- _Task input_
-.-.-

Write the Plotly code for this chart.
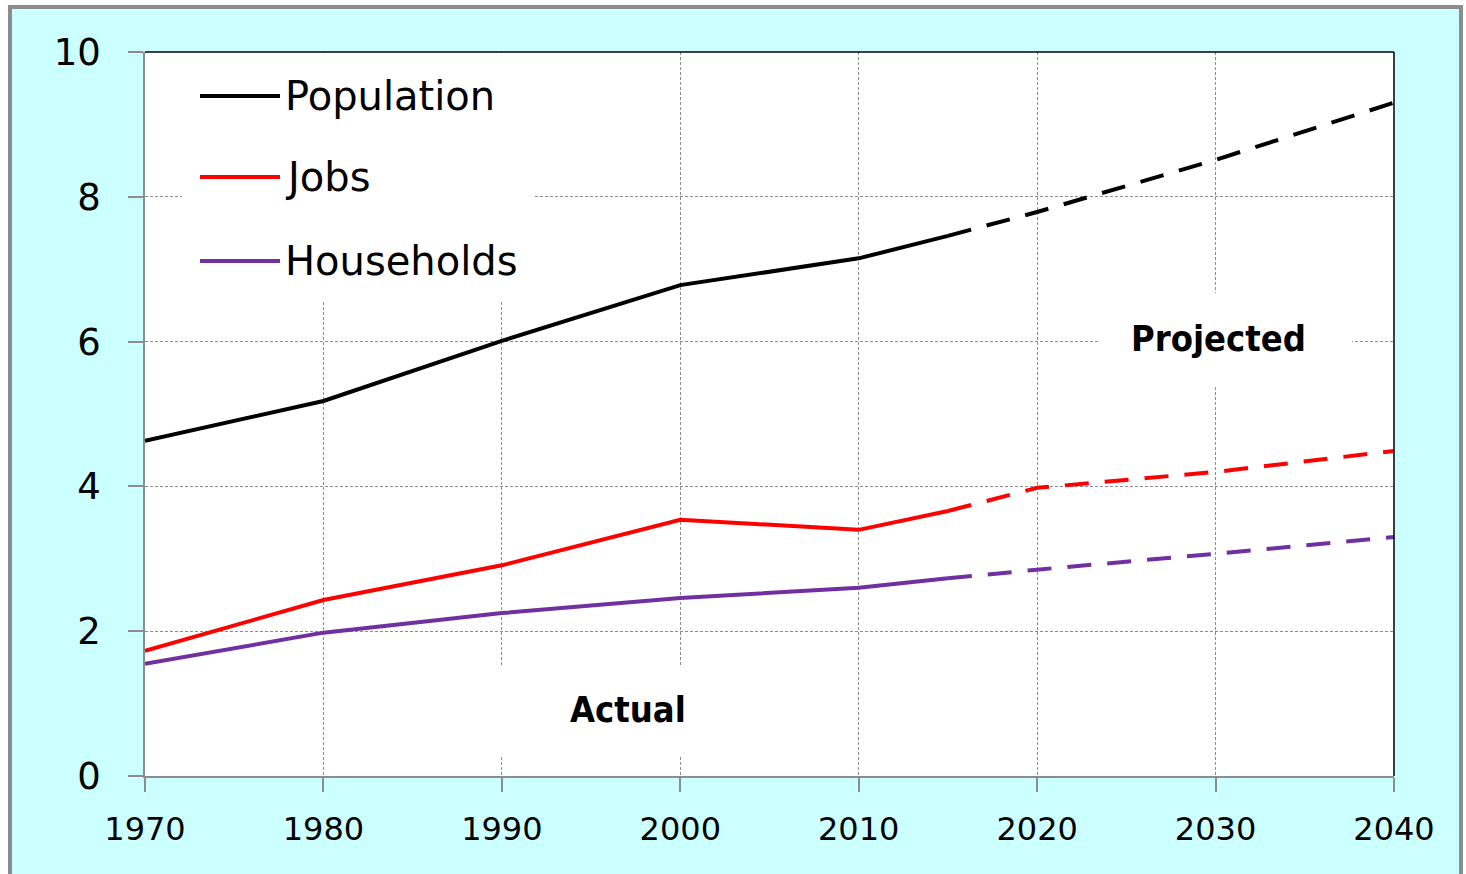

-.-.-

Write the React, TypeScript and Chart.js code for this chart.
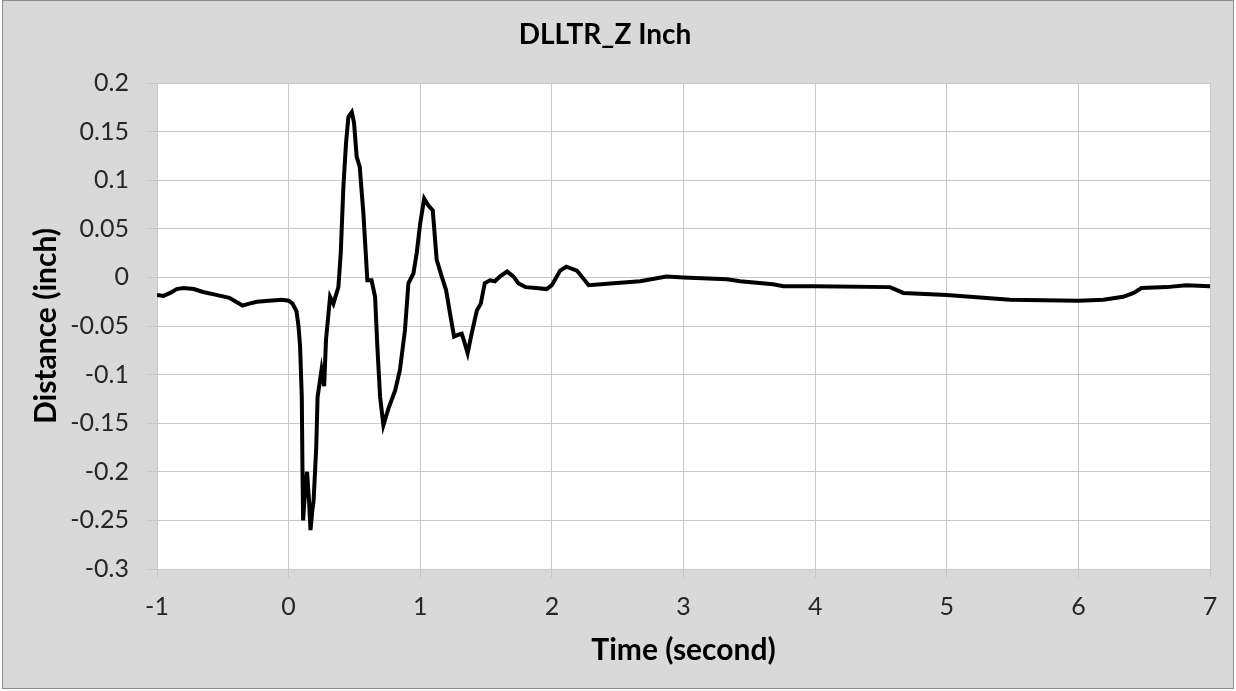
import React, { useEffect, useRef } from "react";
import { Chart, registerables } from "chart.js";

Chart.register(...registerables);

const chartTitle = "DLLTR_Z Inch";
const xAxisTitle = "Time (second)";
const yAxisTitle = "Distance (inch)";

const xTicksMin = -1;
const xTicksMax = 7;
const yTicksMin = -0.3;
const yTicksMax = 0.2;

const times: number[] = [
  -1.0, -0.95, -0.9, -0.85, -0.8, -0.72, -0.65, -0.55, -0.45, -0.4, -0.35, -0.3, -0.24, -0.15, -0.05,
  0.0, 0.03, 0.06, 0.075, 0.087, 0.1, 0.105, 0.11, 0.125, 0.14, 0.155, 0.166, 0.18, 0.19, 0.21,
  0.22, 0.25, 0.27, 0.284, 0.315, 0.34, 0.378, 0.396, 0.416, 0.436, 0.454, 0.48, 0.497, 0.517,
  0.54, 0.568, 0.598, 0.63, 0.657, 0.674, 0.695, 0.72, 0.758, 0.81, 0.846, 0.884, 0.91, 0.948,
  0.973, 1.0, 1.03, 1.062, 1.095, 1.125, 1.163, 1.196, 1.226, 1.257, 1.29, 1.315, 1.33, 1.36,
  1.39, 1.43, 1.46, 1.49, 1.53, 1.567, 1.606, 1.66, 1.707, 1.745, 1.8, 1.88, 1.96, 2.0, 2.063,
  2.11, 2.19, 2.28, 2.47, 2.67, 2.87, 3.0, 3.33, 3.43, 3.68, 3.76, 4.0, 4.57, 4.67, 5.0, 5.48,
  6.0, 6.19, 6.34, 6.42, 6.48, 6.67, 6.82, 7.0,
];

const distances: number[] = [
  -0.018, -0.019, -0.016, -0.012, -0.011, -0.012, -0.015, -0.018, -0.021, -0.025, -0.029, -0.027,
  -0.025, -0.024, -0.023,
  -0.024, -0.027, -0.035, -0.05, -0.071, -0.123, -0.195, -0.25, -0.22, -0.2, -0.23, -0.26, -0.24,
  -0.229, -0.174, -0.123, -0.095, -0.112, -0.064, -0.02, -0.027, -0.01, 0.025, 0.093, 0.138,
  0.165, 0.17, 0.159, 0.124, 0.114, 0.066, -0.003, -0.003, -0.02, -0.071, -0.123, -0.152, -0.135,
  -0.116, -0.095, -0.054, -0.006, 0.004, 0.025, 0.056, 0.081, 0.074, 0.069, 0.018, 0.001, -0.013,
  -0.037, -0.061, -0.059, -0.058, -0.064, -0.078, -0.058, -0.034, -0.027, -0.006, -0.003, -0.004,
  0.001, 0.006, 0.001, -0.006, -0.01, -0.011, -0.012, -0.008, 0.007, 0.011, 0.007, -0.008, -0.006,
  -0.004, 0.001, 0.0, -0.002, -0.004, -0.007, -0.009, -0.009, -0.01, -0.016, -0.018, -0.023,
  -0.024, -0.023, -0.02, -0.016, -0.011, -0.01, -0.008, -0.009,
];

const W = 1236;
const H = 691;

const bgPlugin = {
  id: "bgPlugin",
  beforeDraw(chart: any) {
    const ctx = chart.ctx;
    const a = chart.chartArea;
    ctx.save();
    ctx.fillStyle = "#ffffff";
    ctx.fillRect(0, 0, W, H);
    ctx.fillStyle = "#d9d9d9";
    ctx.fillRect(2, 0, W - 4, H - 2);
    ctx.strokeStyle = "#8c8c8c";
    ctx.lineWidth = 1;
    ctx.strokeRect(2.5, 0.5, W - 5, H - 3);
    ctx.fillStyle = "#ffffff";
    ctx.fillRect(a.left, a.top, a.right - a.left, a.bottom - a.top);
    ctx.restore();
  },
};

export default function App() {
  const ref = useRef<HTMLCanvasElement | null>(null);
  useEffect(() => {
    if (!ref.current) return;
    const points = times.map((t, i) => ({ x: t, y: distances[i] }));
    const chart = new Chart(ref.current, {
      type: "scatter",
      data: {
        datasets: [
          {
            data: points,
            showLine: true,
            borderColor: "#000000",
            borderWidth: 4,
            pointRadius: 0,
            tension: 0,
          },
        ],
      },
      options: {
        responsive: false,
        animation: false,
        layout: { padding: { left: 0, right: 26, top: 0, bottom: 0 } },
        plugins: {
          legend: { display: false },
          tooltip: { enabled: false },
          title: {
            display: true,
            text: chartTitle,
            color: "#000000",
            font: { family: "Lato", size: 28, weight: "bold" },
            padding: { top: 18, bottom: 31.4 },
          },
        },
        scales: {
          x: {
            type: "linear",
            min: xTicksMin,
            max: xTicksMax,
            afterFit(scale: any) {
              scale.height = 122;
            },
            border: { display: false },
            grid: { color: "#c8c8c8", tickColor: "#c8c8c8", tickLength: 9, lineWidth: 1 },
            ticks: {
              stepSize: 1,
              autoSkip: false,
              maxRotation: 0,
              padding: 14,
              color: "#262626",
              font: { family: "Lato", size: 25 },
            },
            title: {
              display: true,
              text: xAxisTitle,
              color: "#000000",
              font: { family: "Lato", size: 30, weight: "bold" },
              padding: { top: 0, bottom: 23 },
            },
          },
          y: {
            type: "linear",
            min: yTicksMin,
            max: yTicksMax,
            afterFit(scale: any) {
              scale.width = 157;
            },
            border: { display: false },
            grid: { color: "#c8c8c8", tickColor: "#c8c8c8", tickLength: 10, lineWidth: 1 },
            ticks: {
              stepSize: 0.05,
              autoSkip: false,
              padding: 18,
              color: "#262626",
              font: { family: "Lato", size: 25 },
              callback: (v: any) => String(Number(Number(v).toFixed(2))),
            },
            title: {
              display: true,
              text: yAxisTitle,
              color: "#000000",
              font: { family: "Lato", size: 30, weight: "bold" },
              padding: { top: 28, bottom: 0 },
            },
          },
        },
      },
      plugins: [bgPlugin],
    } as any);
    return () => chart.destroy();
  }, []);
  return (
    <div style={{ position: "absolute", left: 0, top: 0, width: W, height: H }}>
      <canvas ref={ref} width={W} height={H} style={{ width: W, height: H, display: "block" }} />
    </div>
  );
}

-.-.-

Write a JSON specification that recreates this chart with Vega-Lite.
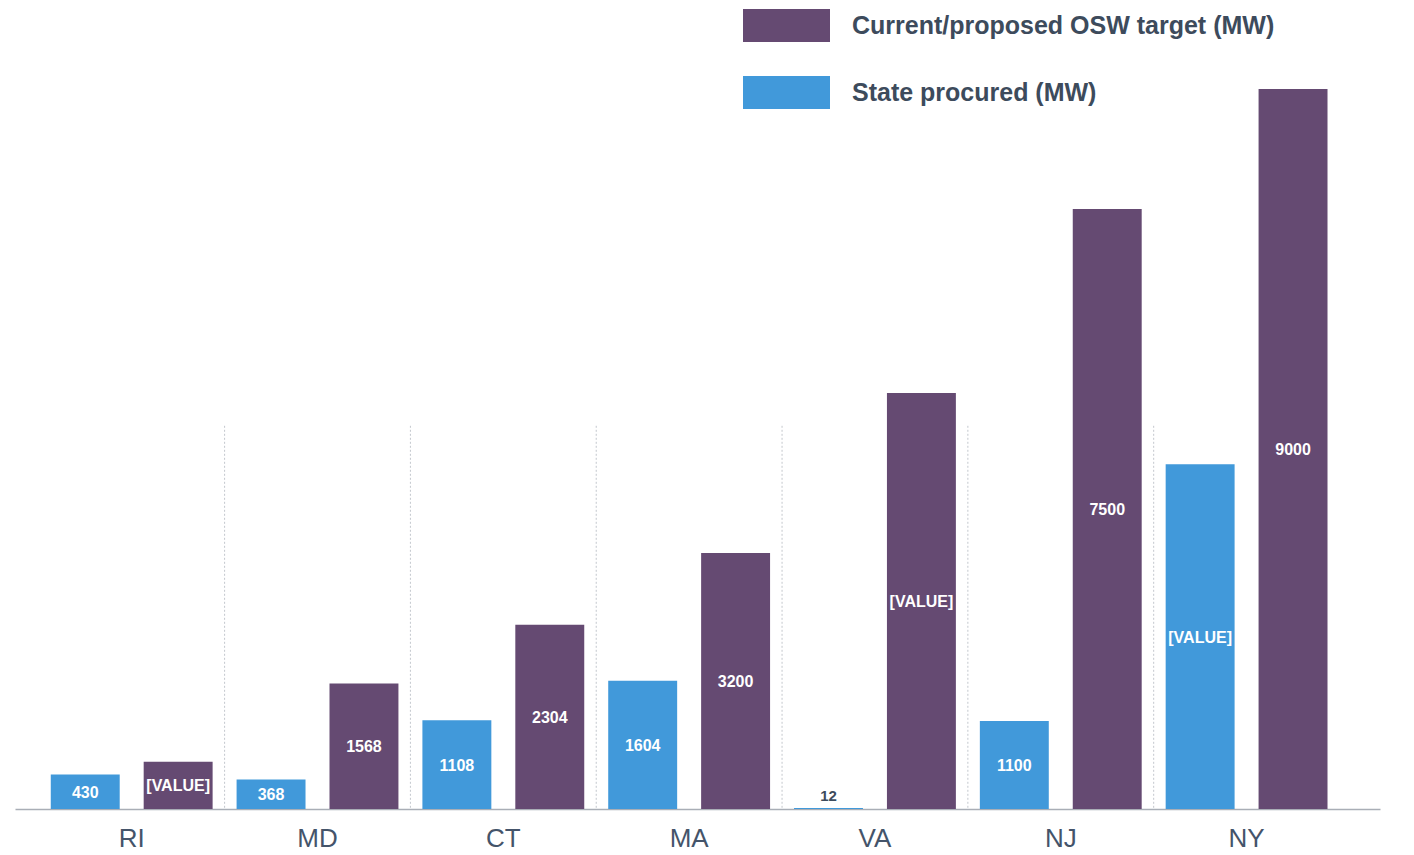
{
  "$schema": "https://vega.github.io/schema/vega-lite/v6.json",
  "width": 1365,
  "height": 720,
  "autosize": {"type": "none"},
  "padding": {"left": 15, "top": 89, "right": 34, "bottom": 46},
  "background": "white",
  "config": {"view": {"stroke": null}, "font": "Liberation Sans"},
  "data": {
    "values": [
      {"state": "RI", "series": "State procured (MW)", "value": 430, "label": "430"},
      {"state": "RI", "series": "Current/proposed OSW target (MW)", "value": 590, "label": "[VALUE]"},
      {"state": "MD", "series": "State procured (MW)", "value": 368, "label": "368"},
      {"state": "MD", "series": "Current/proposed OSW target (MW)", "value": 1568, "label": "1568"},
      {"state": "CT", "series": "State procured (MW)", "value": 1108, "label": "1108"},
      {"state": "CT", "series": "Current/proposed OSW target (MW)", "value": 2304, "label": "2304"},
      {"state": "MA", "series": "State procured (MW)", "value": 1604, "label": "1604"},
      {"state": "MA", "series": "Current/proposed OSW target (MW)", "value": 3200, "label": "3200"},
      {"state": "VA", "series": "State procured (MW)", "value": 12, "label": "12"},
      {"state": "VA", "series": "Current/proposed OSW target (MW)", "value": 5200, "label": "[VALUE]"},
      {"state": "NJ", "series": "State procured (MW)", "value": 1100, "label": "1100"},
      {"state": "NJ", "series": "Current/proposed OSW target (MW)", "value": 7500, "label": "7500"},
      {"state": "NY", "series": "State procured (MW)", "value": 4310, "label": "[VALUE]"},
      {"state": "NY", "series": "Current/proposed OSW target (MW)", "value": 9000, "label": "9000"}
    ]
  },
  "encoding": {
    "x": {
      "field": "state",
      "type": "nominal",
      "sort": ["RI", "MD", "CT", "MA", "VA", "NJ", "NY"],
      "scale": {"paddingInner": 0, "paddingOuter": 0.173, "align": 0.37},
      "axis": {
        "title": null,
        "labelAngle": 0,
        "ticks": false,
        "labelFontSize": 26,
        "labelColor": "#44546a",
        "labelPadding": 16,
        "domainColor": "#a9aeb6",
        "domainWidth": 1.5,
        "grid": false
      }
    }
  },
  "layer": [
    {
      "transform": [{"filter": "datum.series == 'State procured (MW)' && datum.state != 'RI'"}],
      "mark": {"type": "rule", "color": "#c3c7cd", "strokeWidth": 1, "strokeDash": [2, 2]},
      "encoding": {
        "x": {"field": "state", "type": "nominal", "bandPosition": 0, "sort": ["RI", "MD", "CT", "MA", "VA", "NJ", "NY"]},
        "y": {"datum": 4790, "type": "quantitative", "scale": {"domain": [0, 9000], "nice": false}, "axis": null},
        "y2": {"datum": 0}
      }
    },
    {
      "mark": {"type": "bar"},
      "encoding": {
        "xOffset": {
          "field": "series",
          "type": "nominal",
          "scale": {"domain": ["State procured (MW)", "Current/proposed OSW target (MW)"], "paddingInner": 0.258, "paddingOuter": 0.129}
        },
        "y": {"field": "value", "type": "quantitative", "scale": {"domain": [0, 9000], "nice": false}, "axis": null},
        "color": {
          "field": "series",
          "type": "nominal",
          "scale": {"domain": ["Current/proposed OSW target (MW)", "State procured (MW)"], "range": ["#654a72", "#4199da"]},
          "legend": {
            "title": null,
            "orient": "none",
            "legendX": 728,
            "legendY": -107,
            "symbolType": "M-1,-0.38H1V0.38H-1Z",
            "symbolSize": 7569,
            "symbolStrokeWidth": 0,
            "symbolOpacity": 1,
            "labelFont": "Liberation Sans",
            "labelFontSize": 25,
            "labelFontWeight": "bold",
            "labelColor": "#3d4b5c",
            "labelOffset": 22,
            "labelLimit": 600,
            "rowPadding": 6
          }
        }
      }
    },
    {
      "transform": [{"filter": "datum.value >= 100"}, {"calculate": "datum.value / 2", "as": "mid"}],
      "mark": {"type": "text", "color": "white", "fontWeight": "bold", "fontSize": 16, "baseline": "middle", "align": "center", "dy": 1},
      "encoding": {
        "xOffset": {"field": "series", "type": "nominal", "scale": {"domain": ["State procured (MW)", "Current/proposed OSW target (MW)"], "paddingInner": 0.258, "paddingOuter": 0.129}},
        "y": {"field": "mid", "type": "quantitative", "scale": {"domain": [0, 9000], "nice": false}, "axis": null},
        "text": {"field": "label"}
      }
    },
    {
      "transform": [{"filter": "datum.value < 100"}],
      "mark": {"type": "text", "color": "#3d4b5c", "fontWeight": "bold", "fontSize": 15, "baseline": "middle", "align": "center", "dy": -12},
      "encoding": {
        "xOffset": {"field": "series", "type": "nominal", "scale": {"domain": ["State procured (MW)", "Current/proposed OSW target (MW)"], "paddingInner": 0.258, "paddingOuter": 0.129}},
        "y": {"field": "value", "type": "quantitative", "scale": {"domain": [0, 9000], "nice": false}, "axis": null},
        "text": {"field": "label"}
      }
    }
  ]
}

-.-.-

- _Set exercise_
Using the data above, copy exactly the lines from the one containing "Write the React, TypeScript" to the one containing "const yTicksMax = 0.2;", inclusive. Exclude the pictures.

- _Output for this exercise_
Write the React, TypeScript and Chart.js code for this chart.
import React, { useEffect, useRef } from "react";
import { Chart, registerables } from "chart.js";

Chart.register(...registerables);

const chartTitle = "DLLTR_Z Inch";
const xAxisTitle = "Time (second)";
const yAxisTitle = "Distance (inch)";

const xTicksMin = -1;
const xTicksMax = 7;
const yTicksMin = -0.3;
const yTicksMax = 0.2;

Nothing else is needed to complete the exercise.